FMC Technologies (FTI) makes the products that help oil companies recover oil from the increasingly difficult places it is found, such as deep below the sea. As oil demand rises in the developing world, experts expect higher per barrel pricing to finance increased spending on technology to secure oil production. That should benefit high-tech suppliers such as FMC.
FMC Technologies is a global provider of technology solutions for the energy industry. It designs, manufactures and services technologically sophisticated systems and products, including subsea production and processing systems, surface wellhead production systems, high pressure fluid control equipment, measurement solutions and marine loading systems for the energy industry.
Its subsea technologies segment designs and manufactures products and systems and provides services used by oil and gas companies involved in deepwater exploration and production of crude oil and natural gas. FMC Technologies’ production systems control the flow of oil and gas from producing wells.
“We specialize in offshore production systems and have manufacturing facilities near the world’s principal offshore oil and gas producing basins,” FMC management noted in a recent filing.
An important area is subsea systems. FMC systems are placed on the seafloor and are used to control the flow of crude oil and natural gas from the reservoir to a host processing facility, such as a floating production facility, a fixed platform or an onshore facility. Subsea systems represented approximately 64 percent consolidated revenue in 2011.
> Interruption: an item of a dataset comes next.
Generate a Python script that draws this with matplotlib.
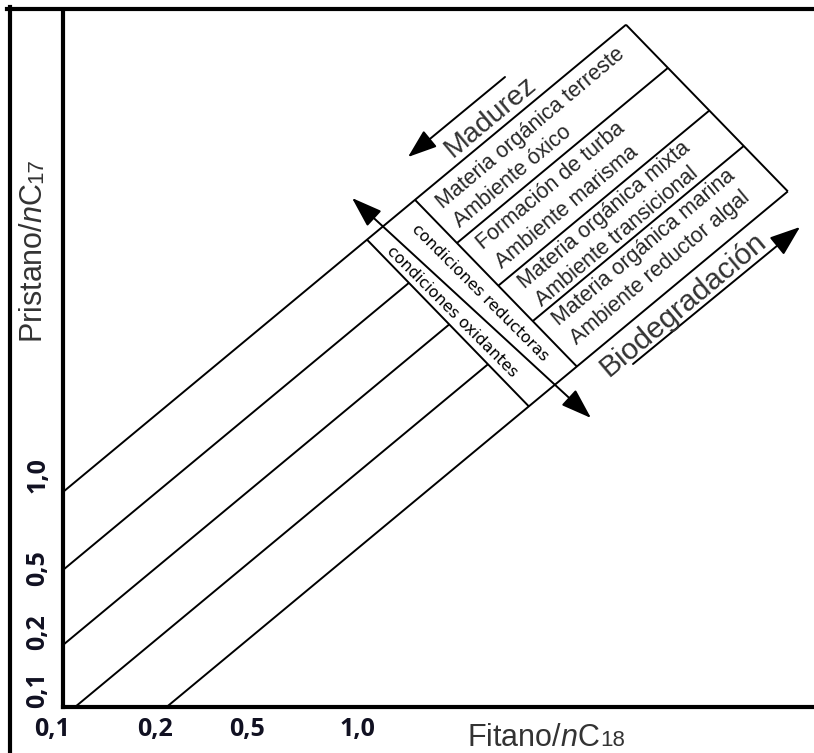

Finally, the company also makes multi-phase meters (MPMs), whose applications include production and surface well testing, reservoir monitoring, remote operation, fiscal allocation, process monitoring and control, and turbine and compressor monitoring. “The MPM product line augments our portfolio of technologies for optimizing oil and gas recovery,” management said.
FMC Technologies has a market cap of $10.07 billion in a sector, energy equipment and services, where the average company size is $5.8 billion. Its trailing 12-month P/E ratio is 24.64 and its five-year projected price-to-earnings-growth (PEG) ratio is 1.9, compared to 0.85 for the sector.
Its projected earnings per share growth for the coming year is 25.94 percent, compared to a sector average of 29.37 percent.
Analysts are generally bullish on FTI, with buy or outperform calls in from Citigroup Investment Research, JP Morgan, Standard & Poor’s Equity Research, Raymond James, and Friedman, Billings, Ramsey & Co.
“As deepwater wells age (such as in the North Sea), interventions needed to sustain production are likely to become more important, in our view, and FTI, with a leading market share in subsea capital equipment, appears to us to be well positioned to offer such services,” noted S&P analysts in a report in late April.
FMC Technologies next reports on July 24.